When your mission is accelerating from zero to 60 mph in practically nothing flat, every 10th of a second counts.
During ZR1 development, Corvette engineers were dismayed to find that zero-to-60 performance was less than anticipated. Major increases in power, torque and traction over the Z06 were not delivering the expected reduction in acceleration times.
“The problem,” reveals Corvette engineering development manager Dave Wickman, “was power hop.” During launch, the ZR1’s rear tires were sticking and releasing in an unfavorable manner, which excited the entire drive-line into a torsional resonance.
All mechanical systems resonate at some natural frequency. Think of a plucked harp string, a ringing church bell or the rim of a martini glass stroked by a damp finger.
From the crankshaft to the rear tire patches, the ZR1’s driveline constitutes a mechanical system with a particular natural frequency.
When excited by the staccato torque/no-torque conditions that follow an abrupt first-gear clutch engagement, developmental ZR1 mules were resonating — hopping — at the driveline’s natural frequency.
The traction characteristics of the new Michelin Pilot Sport 2 radials, combined with the torque characteristics of the new LS9 supercharged V8, the suspension dynamics provided by ZR1’s softer spring rates and the damping properties of the electronically controlled magneto-rheological (MR) shock absorbers, had driven the new Corvette prodigy into an uncharted corner of the performance map. Something had to be done.
Wickman’s development team went to work. “Substantially increasing the driveline’s stiffness would shift its natural frequency away from the resonance point,” notes Wickman. “Unfortunately, greater stiffness usually means added mass, something we strive to avoid.
“The smarter solution was decoupling the left and right sides of the driveline by using half-shafts with significantly different natural frequencies.
In production, the ZR1’s left half-shaft is a 40mm (1.57-inch) solid steel rod while the right one is 33mm (1.30-inch) in diameter, yielding a 1.5 times difference in stiffness and, therefore, natural frequency.”
Programming the MR dampers was the second half of the solution.
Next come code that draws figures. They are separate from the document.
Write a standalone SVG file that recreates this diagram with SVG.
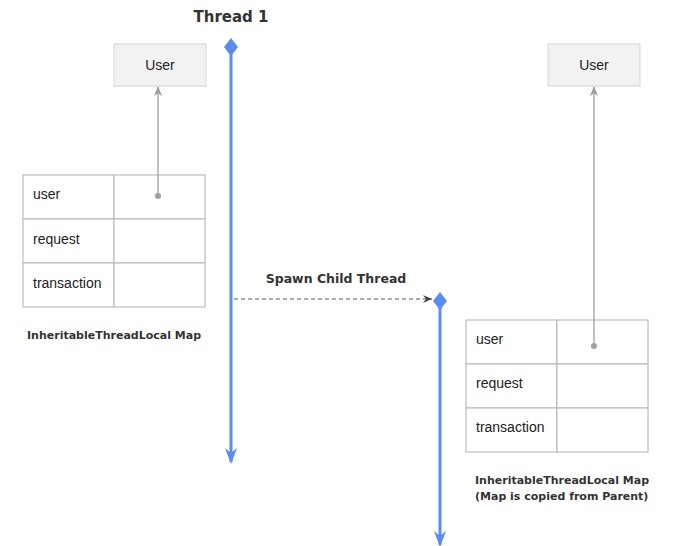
<svg xmlns="http://www.w3.org/2000/svg" width="680" height="546" viewBox="0 0 680 546">
<defs>
<style>
.box{fill:#f2f2f2;stroke:#d4d4d4;stroke-width:1}
.cell{fill:#fff;stroke:#bdbdbd;stroke-width:1.2}
.t{font-family:"Liberation Sans",Arial,sans-serif;font-size:14px;fill:#222}
.h{font-family:"DejaVu Sans","Noto Sans",sans-serif;font-weight:bold;fill:#333}
.thread{stroke:#5a8ced;stroke-width:3;fill:none}
.ref{stroke:#a0a0a0;stroke-width:1.3;fill:none}
</style>
<marker id="blueHead" viewBox="0 0 16 12" refX="14" refY="6" markerWidth="16" markerHeight="12" markerUnits="userSpaceOnUse" orient="auto">
<path d="M0,0 L16,6 L0,12 L5,6 Z" fill="#5a8ced"/>
</marker>
<marker id="greyHead" viewBox="0 0 10 8" refX="9" refY="4" markerWidth="10" markerHeight="8" markerUnits="userSpaceOnUse" orient="auto">
<path d="M0,0 L10,4 L0,8 L2.5,4 Z" fill="#a0a0a0"/>
</marker>
<marker id="openHead" viewBox="0 0 10 10" refX="9" refY="5" markerWidth="10" markerHeight="10" markerUnits="userSpaceOnUse" orient="auto">
<path d="M0,1 L9,5 L0,9 L3,5 Z" fill="#444"/>
</marker>
</defs>

<g id="thread1">
<text class="h" x="231" y="22" font-size="15" text-anchor="middle">Thread 1</text>
<line class="thread" x1="231" y1="50" x2="231" y2="462" marker-end="url(#blueHead)"/>
<polygon points="231,38 238,47 231,56 224,47" fill="#5a8ced"/>
</g>

<g id="user-left">
<rect class="box" x="114" y="44" width="92" height="42"/>
<text class="t" x="160" y="70" text-anchor="middle">User</text>
</g>

<g id="map-left">
<rect class="cell" x="23" y="175" width="91" height="44"/>
<rect class="cell" x="114" y="175" width="91" height="44"/>
<rect class="cell" x="23" y="219" width="91" height="44"/>
<rect class="cell" x="114" y="219" width="91" height="44"/>
<rect class="cell" x="23" y="263" width="91" height="44"/>
<rect class="cell" x="114" y="263" width="91" height="44"/>
<text class="t" x="33" y="199">user</text>
<text class="t" x="33" y="244">request</text>
<text class="t" x="33" y="288">transaction</text>
<text class="h" x="27" y="339" font-size="11">InheritableThreadLocal Map</text>
</g>

<g id="thread-child">
<line class="thread" x1="440" y1="305" x2="440" y2="545" marker-end="url(#blueHead)"/>
<polygon points="440,292 447,301 440,310 433,301" fill="#5a8ced"/>
</g>

<g id="user-right">
<rect class="box" x="548" y="44" width="92" height="42"/>
<text class="t" x="594" y="70" text-anchor="middle">User</text>
</g>

<g id="map-right">
<rect class="cell" x="466" y="320" width="91" height="44"/>
<rect class="cell" x="557" y="320" width="91" height="44"/>
<rect class="cell" x="466" y="364" width="91" height="44"/>
<rect class="cell" x="557" y="364" width="91" height="44"/>
<rect class="cell" x="466" y="408" width="91" height="44"/>
<rect class="cell" x="557" y="408" width="91" height="44"/>
<text class="t" x="476" y="344">user</text>
<text class="t" x="476" y="388">request</text>
<text class="t" x="476" y="432">transaction</text>
<text class="h" x="475" y="484" font-size="11">InheritableThreadLocal Map</text>
<text class="h" x="475" y="500" font-size="11">(Map is copied from Parent)</text>
</g>

<g id="connectors">
<line class="ref" x1="158" y1="196" x2="158" y2="87" marker-end="url(#greyHead)"/>
<circle cx="158" cy="196" r="3" fill="#a0a0a0"/>
<line class="ref" x1="594" y1="346" x2="594" y2="87" marker-end="url(#greyHead)"/>
<circle cx="594" cy="346" r="3" fill="#a0a0a0"/>
<line x1="234" y1="299" x2="432" y2="299" stroke="#555" stroke-width="1" stroke-dasharray="4,3" marker-end="url(#openHead)"/>
<text class="h" x="336" y="283" font-size="12.5" text-anchor="middle">Spawn Child Thread</text>
</g>
</svg>
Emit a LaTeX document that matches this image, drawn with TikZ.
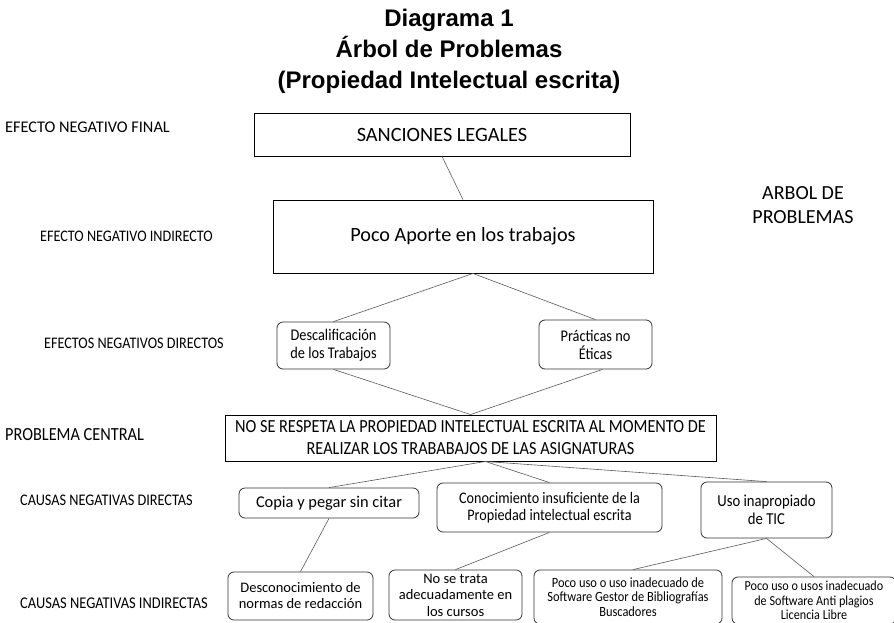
\documentclass[tikz,border=0pt]{standalone}
\usepackage{fontspec}
\setmainfont{Carlito}
\newfontfamily\titlefont{Liberation Sans}
\newfontfamily\narrowfont[FakeStretch=0.88]{Carlito}
\tikzset{
  caja/.style={draw=black,line width=0.9pt,inner sep=1pt,align=center},
  redonda/.style={draw=black!80,line width=0.8pt,rounded corners=6pt,inner sep=1pt,align=center},
  rotulo/.style={anchor=west,inner sep=0pt},
  rama/.style={draw=black!65,line width=0.6pt}
}
\begin{document}
\begin{tikzpicture}[x=1pt,y=-1pt]
\useasboundingbox (0,0) rectangle (894,622);
% titulo
\node[align=center,inner sep=0pt,font=\titlefont\bfseries\fontsize{24}{31}\selectfont] (titulo) at (449,51)
  {Diagrama 1\\ Árbol de Problemas\\ (Propiedad Intelectual escrita)};
% rotulos de la izquierda
\node[rotulo,font=\fontsize{16.3}{18}\selectfont] (r1) at (5,127) {EFECTO NEGATIVO FINAL};
\node[rotulo,font=\narrowfont\fontsize{16.1}{18}\selectfont] (r2) at (40,236) {EFECTO NEGATIVO INDIRECTO};
\node[rotulo,font=\narrowfont\fontsize{16.1}{18}\selectfont] (r3) at (44,343) {EFECTOS NEGATIVOS DIRECTOS};
\node[rotulo,font=\narrowfont\fontsize{18.5}{18}\selectfont] (r4) at (5,435) {PROBLEMA CENTRAL};
\node[rotulo,font=\narrowfont\fontsize{16.2}{18}\selectfont] (r5) at (20,500) {CAUSAS NEGATIVAS DIRECTAS};
\node[rotulo,font=\narrowfont\fontsize{16.4}{18}\selectfont] (r6) at (20,603) {CAUSAS NEGATIVAS INDIRECTAS};
\node[align=center,inner sep=0pt,font=\fontsize{20}{24}\selectfont] (arbol) at (803,205) {ARBOL DE\\ PROBLEMAS};
% efectos
\node[caja,minimum width=376pt,minimum height=43pt,font=\fontsize{20.3}{22}\selectfont] (sanc) at (442,134.5) {SANCIONES LEGALES};
\node[caja,minimum width=380pt,minimum height=73pt,font=\fontsize{20.2}{22}\selectfont] (aporte) at (463,236.5) {Poco Aporte en los trabajos};
\node[redonda,minimum width=113pt,minimum height=47pt,font=\narrowfont\fontsize{16.3}{18}\selectfont] (descal) at (333.5,345.5) {Descalificación\\ de los Trabajos};
\node[redonda,minimum width=113pt,minimum height=49pt,font=\narrowfont\fontsize{16.3}{18}\selectfont] (practicas) at (595.5,344.5) {Prácticas no\\ Éticas};
% problema central
\node[caja,minimum width=491pt,minimum height=46pt,font=\narrowfont\fontsize{18.5}{22}\selectfont] (central) at (470.5,438) {NO SE RESPETA LA PROPIEDAD INTELECTUAL ESCRITA AL MOMENTO DE\\ REALIZAR LOS TRABABAJOS DE LAS ASIGNATURAS};
% causas directas
\node[redonda,minimum width=180pt,minimum height=30pt,font=\fontsize{16.4}{19}\selectfont] (copia) at (329,503) {Copia y pegar sin citar};
\node[redonda,minimum width=225pt,minimum height=49pt,font=\narrowfont\fontsize{16.1}{17}\selectfont] (conoc) at (549.5,507.5) {Conocimiento insuficiente de la\\ Propiedad intelectual escrita};
\node[redonda,minimum width=131pt,minimum height=56pt,font=\narrowfont\fontsize{16.7}{18}\selectfont] (uso) at (766.5,510) {Uso inapropiado\\ de TIC};
% causas indirectas
\node[redonda,minimum width=145pt,minimum height=48pt,font=\fontsize{14.5}{16}\selectfont] (descon) at (300.5,596) {Desconocimiento de\\ normas de redacción};
\node[redonda,minimum width=133pt,minimum height=50pt,font=\fontsize{14.5}{16.5}\selectfont] (notrata) at (455.5,595) {No se trata\\ adecuadamente en\\ los cursos};
\node[redonda,minimum width=188pt,minimum height=54pt,font=\narrowfont\fontsize{14.1}{14.5}\selectfont] (poco1) at (628,597) {Poco uso o uso inadecuado de\\ Software Gestor de Bibliografías\\ Buscadores};
\node[redonda,minimum width=164pt,minimum height=47pt,font=\narrowfont\fontsize{13.8}{14.5}\selectfont] (poco2) at (814,600.5) {Poco uso o usos inadecuado\\ de Software Anti plagios\\ Licencia Libre};
% ramas
\draw[rama] (sanc.south) -- (aporte.north);
\draw[rama] ([xshift=10pt]aporte.south) -- (descal.north);
\draw[rama] ([xshift=10pt]aporte.south) -- (practicas.north);
\draw[rama] (descal.south) -- (central.north);
\draw[rama] ([xshift=7pt]practicas.south) -- (central.north);
\draw[rama] ([xshift=15pt]central.south) -- (copia.north);
\draw[rama] ([xshift=15pt]central.south) -- (conoc.north);
\draw[rama] ([xshift=15pt]central.south) -- (uso.north);
\draw[rama] (copia.south) -- (descon.north);
\draw[rama] (conoc.south) -- (notrata.north);
\draw[rama] (uso.south) -- ([xshift=5pt]poco1.north);
\draw[rama] (uso.south) -- (poco2.north);
\end{tikzpicture}
\end{document}
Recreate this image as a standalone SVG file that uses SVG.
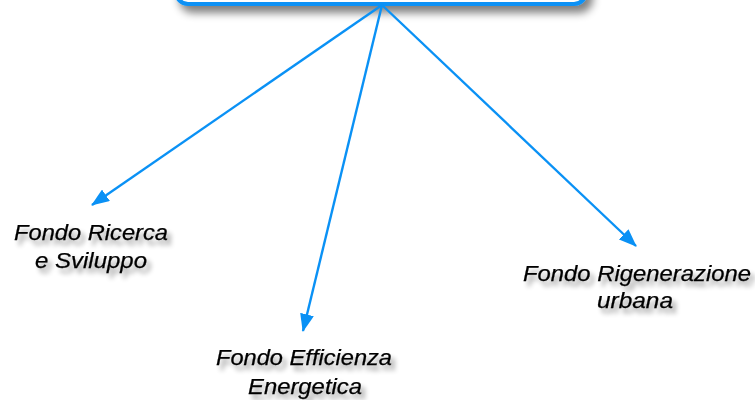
<svg xmlns="http://www.w3.org/2000/svg" width="755" height="400" viewBox="0 0 755 400">
  <defs>
    <filter id="boxShadow" x="-10%" y="-50%" width="120%" height="250%">
      <feGaussianBlur in="SourceAlpha" stdDeviation="4"/>
      <feOffset dx="5" dy="7" result="b"/>
      <feComponentTransfer><feFuncA type="linear" slope="0.5"/></feComponentTransfer>
      <feMerge><feMergeNode/><feMergeNode in="SourceGraphic"/></feMerge>
    </filter>
    <filter id="textShadow" x="-10%" y="-30%" width="120%" height="170%">
      <feGaussianBlur in="SourceAlpha" stdDeviation="2.5"/>
      <feOffset dx="4" dy="5" result="b"/>
      <feComponentTransfer><feFuncA type="linear" slope="0.4"/></feComponentTransfer>
      <feMerge><feMergeNode/><feMergeNode in="SourceGraphic"/></feMerge>
    </filter>
    <marker id="arrow" markerUnits="userSpaceOnUse" markerWidth="18" markerHeight="14" refX="17" refY="7" orient="auto">
      <path d="M0,0 L18,7 L0,14 Z" fill="#0A91F5"/>
    </marker>
  </defs>
  <style>
    .lbl { font-family: "Liberation Sans", Arial, sans-serif; font-style: italic; font-size: 22px; fill: #000; text-anchor: middle; stroke: #000; stroke-width: 0.25; }
    .conn { stroke: #0A91F5; stroke-width: 2.4; fill: none; }
  </style>
  <rect width="755" height="400" fill="#ffffff"/>
  <g id="root">
    <rect x="176" y="-30" width="410" height="34" rx="12" ry="12" fill="#ffffff" stroke="#0A91F5" stroke-width="4" filter="url(#boxShadow)"/>
  </g>
  <g id="connectors">
    <line class="conn" x1="382" y1="5" x2="92" y2="205" marker-end="url(#arrow)"/>
    <line class="conn" x1="382" y1="5" x2="303" y2="331" marker-end="url(#arrow)"/>
    <line class="conn" x1="382" y1="5" x2="636" y2="246" marker-end="url(#arrow)"/>
  </g>
  <g id="fondo-ricerca" filter="url(#textShadow)">
    <text class="lbl" x="91" y="240" textLength="154" lengthAdjust="spacingAndGlyphs">Fondo Ricerca</text>
    <text class="lbl" x="91" y="268" textLength="112" lengthAdjust="spacingAndGlyphs">e Sviluppo</text>
  </g>
  <g id="fondo-efficienza" filter="url(#textShadow)">
    <text class="lbl" x="304" y="365" textLength="176" lengthAdjust="spacingAndGlyphs">Fondo Efficienza</text>
    <text class="lbl" x="305" y="394" textLength="114" lengthAdjust="spacingAndGlyphs">Energetica</text>
  </g>
  <g id="fondo-rigenerazione" filter="url(#textShadow)">
    <text class="lbl" x="637" y="281" textLength="228" lengthAdjust="spacingAndGlyphs">Fondo Rigenerazione</text>
    <text class="lbl" x="635" y="308" textLength="76" lengthAdjust="spacingAndGlyphs">urbana</text>
  </g>
</svg>
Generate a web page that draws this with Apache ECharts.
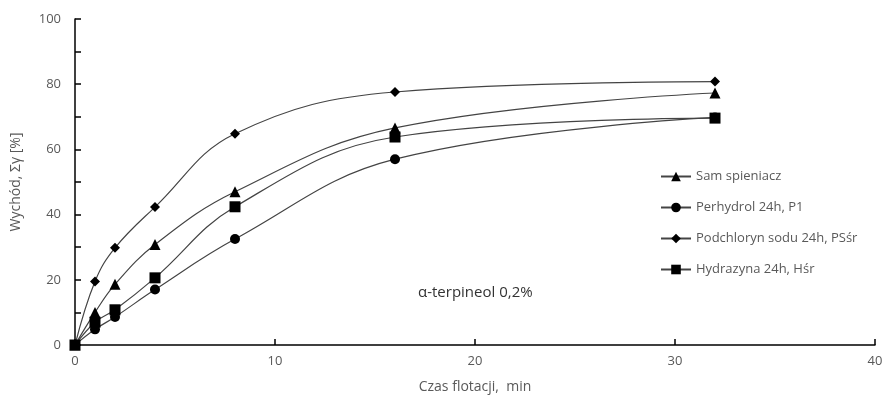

Corvette ride and handling engineer Jim Mero explains: “With the car at rest, the dampers provide essentially no damping. So we created a lift-dive algorithm (software) that would automatically configure the suspension for optimum launch traction.”
Following experimentation, the optimum arrangement turned out to be the full 100 percent of available rebound damping in front and 30 percent of maximum jounce damping at the rear.
So, when the ZR1 settles back on its haunches following an abrupt clutch engagement, the rearward pitch motion and resulting damping forces supplement the rear tires’ static load. That maximizes tire-to-road adhesion.
The icing on the cake is ZR1’s traction control system. Mike Petrucci, responsible for chassis controls development, explains: “The section of the traction control logic applicable to launching the ZR1 aggressively from rest is programmed to allow a fruitful amount of rear-wheel slip as long as the steering is pointed dead-straight ahead.
This allows owners to experience entertaining street performance. By keeping the traction control actively engaged, they should be able to come very close to the 3.4-second zero-to-60 acceleration figures we’ve measured in ZR1s under ideal circumstances.”